The more interesting question is whether “deep competition” can emerge, defined as multiple layers of competitive prediction initiated when one competing algorithm uses the oracle for a sub-task. Furthermore, it is likely that in the future this need not be the only way to achieve a fanout of tasks akin to the supply chain for a complex consumer good. Nothing prevents others from creating their own competitive prediction oracles.

Something as important as California wind speed prediction might be exactly what is needed to spur this development — and with it the benefits of specialization, exogenous data search, and recurrent use. To see the end state of this more advanced possibility, you need to imagine a network of “micromanagers” of models that combine the outputs of their peers in serving an upstream master and compensate them accordingly. They will have plenty of economical statistics, and statistical economics, to think about.

“Deep” real-time statistical contests and some theoretical issues they throw up

My book considers the cost of “AI” through this type of lens. The application to “public safety probabilities” in California is very clean. But more private prediction inside secretive firms is also possible thanks to advances in things like secure multiparty computation. Eventually, it is prophesized by yours truly, real-time operational challenges such as those faced by California will be addressed in a truly collective way. They will plug into a “prediction web”.

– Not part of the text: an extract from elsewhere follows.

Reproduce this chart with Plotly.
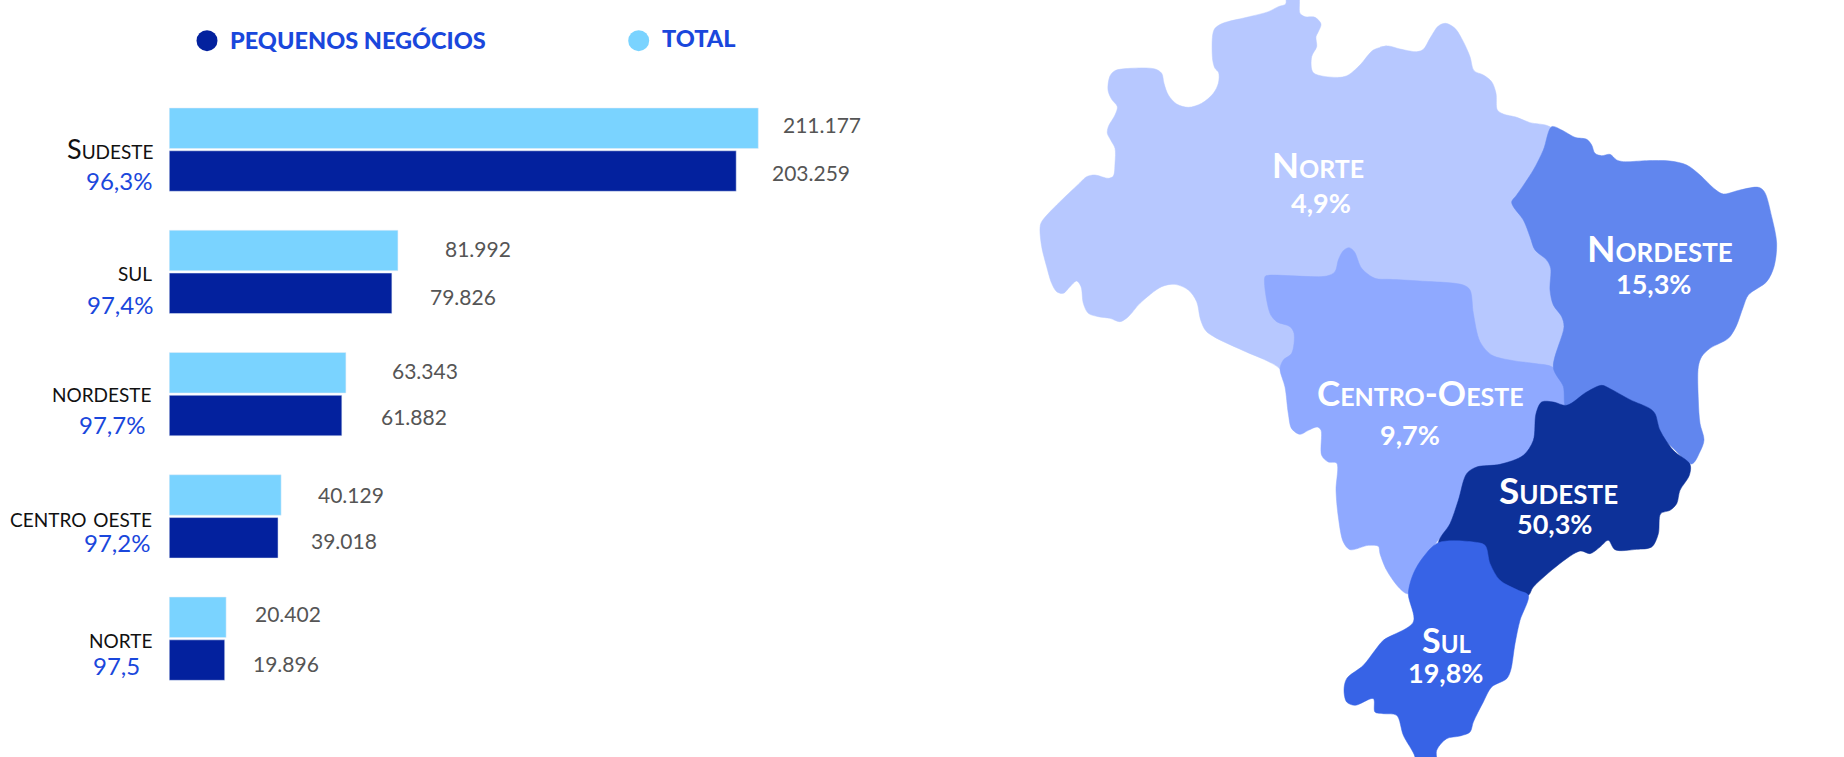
import plotly.graph_objects as go

# ---------- chart data ----------
regions = ["Sudeste", "sul", "nordeste", "centro oeste", "norte"]
total = [211177, 81992, 63343, 40129, 20402]
pequenos = [203259, 79826, 61882, 39018, 19896]
total_text = ["211.177", "81.992", "63.343", "40.129", "20.402"]
pequenos_text = ["203.259", "79.826", "61.882", "39.018", "19.896"]
shares = ["96,3%", "97,4%", "97,7%", "97,2%", "97,5"]

map_names = ["Norte", "Centro-Oeste", "Nordeste", "Sudeste", "Sul"]
map_name_sizes = [35, 35, 37, 37, 34]
map_shares = ["4,9%", "9,7%", "15,3%", "50,3%", "19,8%"]
map_colors = ["#B7C8FF", "#8FA9FF", "#6186EE", "#0D3199", "#3763E6"]

# map outlines, traced in page pixels from crops: (origin_x, origin_y, [crop points at 3x])
norte_outline = [
    (1020, 0, [(800,-12),(797,12),(775,20),(745,35),(680,52),(608,70),(585,85),(578,105),(578,180),(585,205),(596,218),
               (595,250),(580,280),(545,310),(505,322),(470,312),(445,285),(432,250),(425,220),(405,207),(330,205),
               (285,212),(270,228),(264,270),(275,298),(292,320),(285,345),(265,380),(262,400),(272,420),(285,445),
               (285,490),(280,528),(265,535),(225,525),(200,530),(180,548),(65,665),(60,685),(65,740),(80,800),(95,850),
               (110,875),(130,880),(150,860),(170,843),(183,860),(190,910),(205,940),(235,950),(270,955),(300,965),
               (325,950),(360,910),(425,860),(465,853),(505,870),(530,905),(542,960),(560,995),(670,1052),(740,1082),
               (780,1107)]),
    (0, 0, [(3900,1200),(4350,1200),(4710,1170),(4770,750),(4710,450)]),
    (1380, 0, [(510,380),(450,368),(410,352),(370,342),(352,330),(348,280),(335,245),(310,225),(282,212),(270,170),
               (250,125),(225,85),(197,70),(175,78),(150,115),(130,148),(110,155),(60,147),(25,138),(0,142)]),
    (1020, 0, [(1100,138),(1060,150),(1020,195),(985,225),(960,232),(880,218),(875,170),(890,140),(888,110),(895,95),
               (903,72),(885,52),(855,50),(840,40),(835,-12)]),
]
centro_outline = [
    (1020, 0, [(735,830),(745,826),(920,828),(945,815),(955,780),(970,752),(987,743),(1003,755),(1025,805),(1065,835),
               (1110,838),(1200,843)]),
    (1420, 100, [(130,555),(150,570),(160,640),(180,725),(215,765),(280,782),(340,790),(400,803),(430,860),(437,915),(400,1000)]),
    (1240, 377, [(800,300),(590,495),(505,650),(480,635),(440,580),(420,530),(415,508),(385,505),(330,518),(310,495),
                 (295,420),(288,340),(290,258),(265,255),(245,235),(243,160),(232,150),(205,160),(180,172),(155,155),
                 (145,110),(135,30)]),
    (1020, 0, [(780,1107),(790,1080),(815,1060),(822,1000),(810,980),(770,965),(750,940)]),
]
nordeste_outline = [
    (1420, 100, [(395,80),(425,90),(465,112),(500,118),(515,135),(525,160),(545,167),(570,163),(590,180),(610,185),
                 (680,182),(750,183),(800,195),(840,225),(885,268),(910,282),(960,270),(1015,262),(1033,275),(1055,350),
                 (1070,430),(1062,500),(1040,545),(985,585),(970,620),(948,680),(925,715),(870,745),(845,770),(835,800),
                 (835,900),(840,970),(852,1020),(840,1055),(815,1092),(755,1040),(650,950),(545,900),(445,925),(435,915),
                 (430,860),(400,803),(432,680),(425,650),(400,615),(390,570),(392,505),(380,480),(345,450),(330,410),
                 (310,360),(280,320),(275,305),(290,285),(340,210),(370,150)]),
]
sudeste_outline = [
    (1240, 377, [(1085,25),(1110,35),(1170,68),(1230,95),(1245,110),(1260,160),(1300,220),(1350,262),(1348,295),(1320,340),
                 (1310,380),(1290,400),(1262,410),(1255,470),(1235,510),(1190,517),(1125,518),(1105,490),(1080,510),
                 (1050,530),(1020,522),(880,630),(865,655),(760,680),(610,580),(595,497),(630,440),(655,370),(680,290),
                 (710,270),(780,262),(850,235),(880,190),(888,110),(905,75),(940,75),(980,85),(1040,45)]),
]
sul_outline = [
    (1240, 377, [(595,497),(700,495),(735,505),(750,560),(780,610),(835,640),(865,655),(840,730),(825,800),(812,880),
                 (800,905),(755,930),(730,975),(700,1035),(690,1065),(660,1077),(620,1085),(590,1120),(590,1180),
                 (525,1180),(525,1140),(490,1075),(470,1015),(430,1010),(405,1005),(400,965),(345,985),(320,975),(312,940),
                 (320,905),(370,865),(405,820),(430,790),(520,735),(505,650),(520,590),(550,540)]),
]
map_outlines = [norte_outline, centro_outline, nordeste_outline, sudeste_outline, sul_outline]


def page_points(outline):
    xs, ys = [], []
    for ox, oy, pts in outline:
        for cx, cy in pts:
            xs.append(ox + cx / 3)
            ys.append(oy + cy / 3)
    xs.append(xs[0])
    ys.append(ys[0])
    return xs, ys


W, H = 1844, 757
FONT = "Lato"
HEAVY = "Lato Black, Lato"
LIGHT, DARK = "#7AD3FF", "#03219E"
BLUE, GREY = "#1A47DC", "#555555"

fig = go.Figure()
fig.add_bar(y=regions, x=total, orientation="h", marker_color=LIGHT, xaxis="x", yaxis="y", hoverinfo="x+y", name="TOTAL")
fig.add_bar(y=regions, x=pequenos, orientation="h", marker_color=DARK, xaxis="x", yaxis="y", hoverinfo="x+y", name="PEQUENOS NEGÓCIOS")

for name, outline, color in zip(map_names, map_outlines, map_colors):
    xs, ys = page_points(outline)
    fig.add_scatter(x=xs, y=ys, mode="lines", fill="toself", fillcolor=color,
                    line=dict(color=color, width=0.5, shape="spline", smoothing=0.9),
                    xaxis="x2", yaxis="y2", hoverinfo="name", name=name)

fig.add_scatter(x=[207, 638.7], y=[40.7, 40.7], mode="markers",
                marker=dict(size=21, color=[DARK, LIGHT]), xaxis="x2", yaxis="y2", hoverinfo="skip")

ann = []


def note(x, y, text, size, color, anchor="left", weight=None, variant=None, family=FONT):
    f = dict(family=family, size=size, color=color)
    if weight:
        f["weight"] = weight
    if variant:
        f["variant"] = variant
    ann.append(dict(x=x, y=y, xref="x2", yref="y2", text=text, showarrow=False, xanchor=anchor, yanchor="middle",
                    align=anchor, font=f, xshift=0, borderpad=0, borderwidth=0))


note(230, 39.5, "PEQUENOS NEGÓCIOS", 23.5, BLUE, weight=900, family=HEAVY)
note(662, 38, "TOTAL", 23.5, BLUE, weight=900, family=HEAVY)

total_pos = [(783, 124), (444.5, 248), (391.6, 370.6), (317.5, 494), (255, 613)]
peq_pos = [(771.5, 172), (430, 296.5), (381, 416.5), (310.5, 540), (253, 663)]
for (x, y), t in zip(total_pos, total_text):
    note(x, y, t, 21, GREY)
for (x, y), t in zip(peq_pos, pequenos_text):
    note(x, y, t, 21, GREY)

label_pos = [(154, 148), (151.5, 270), (152, 391), (151.5, 516), (151.5, 637)]
share_pos = [(152, 180.7), (152.5, 304.7), (144.7, 424.7), (150, 542), (140, 665.5)]
for (x, y), t in zip(label_pos, regions):
    note(x, y, t, 27, "#111111", anchor="right", variant="small-caps")
for (x, y), t in zip(share_pos, shares):
    note(x, y, t, 24, BLUE, anchor="right")

name_pos = [(1318, 164), (1420, 392), (1660, 247), (1558, 489), (1446, 639)]
share_map_pos = [(1320.7, 202), (1410, 434), (1653, 283.7), (1554, 523), (1445, 672)]
for (x, y), t, s in zip(name_pos, map_names, map_name_sizes):
    note(x, y, t, s, "#FFFFFF", anchor="center", weight=700, variant="small-caps")
for (x, y), t in zip(share_map_pos, map_shares):
    note(x, y, t, 27, "#FFFFFF", anchor="center", weight=700)

PX_PER_UNIT = 589.1 / 211177
AX_LEFT, AX_RIGHT, AX_TOP, AX_BOTTOM = 169.2, 900, 88.5, 699.8

fig.update_layout(
    width=W, height=H, autosize=False,
    margin=dict(l=0, r=0, t=0, b=0),
    paper_bgcolor="white", plot_bgcolor="rgba(0,0,0,0)",
    showlegend=False, barmode="group", bargap=0.3, bargroupgap=0.054,
    xaxis=dict(domain=[AX_LEFT / W, AX_RIGHT / W], range=[0, (AX_RIGHT - AX_LEFT) / PX_PER_UNIT], visible=False, anchor="y"),
    yaxis=dict(domain=[1 - AX_BOTTOM / H, 1 - AX_TOP / H], type="category", categoryorder="array", categoryarray=regions,
               range=[4.5, -0.5], visible=False, anchor="x"),
    xaxis2=dict(domain=[0, 1], range=[0, W], visible=False, anchor="y2"),
    yaxis2=dict(domain=[0, 1], range=[H, 0], visible=False, anchor="x2"),
    annotations=ann,
)
fig.write_html("out.html", config=dict(displayModeBar=False),
               post_script="document.body.style.margin='0';document.body.style.overflow='hidden';")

However, for this to happen, organizations and businesses need to see through the veneer of “AI” — probably the least useful phrase invented in recent history — and recognize that most things going by this description are either “bundled microprediction” or a poor use of data-hungry methods.

By unbundling rapidly repeated quantitative tasks from other business logic we can drive cost toward zero, due to the benefits of sharing in a real-time feature space used by all, and due to the negligible cost of algorithms reusing themselves.

In summary, the challenges faced by Californian utilities might be the perfect catalyst for exactly the type of prediction utility the entire economy needs.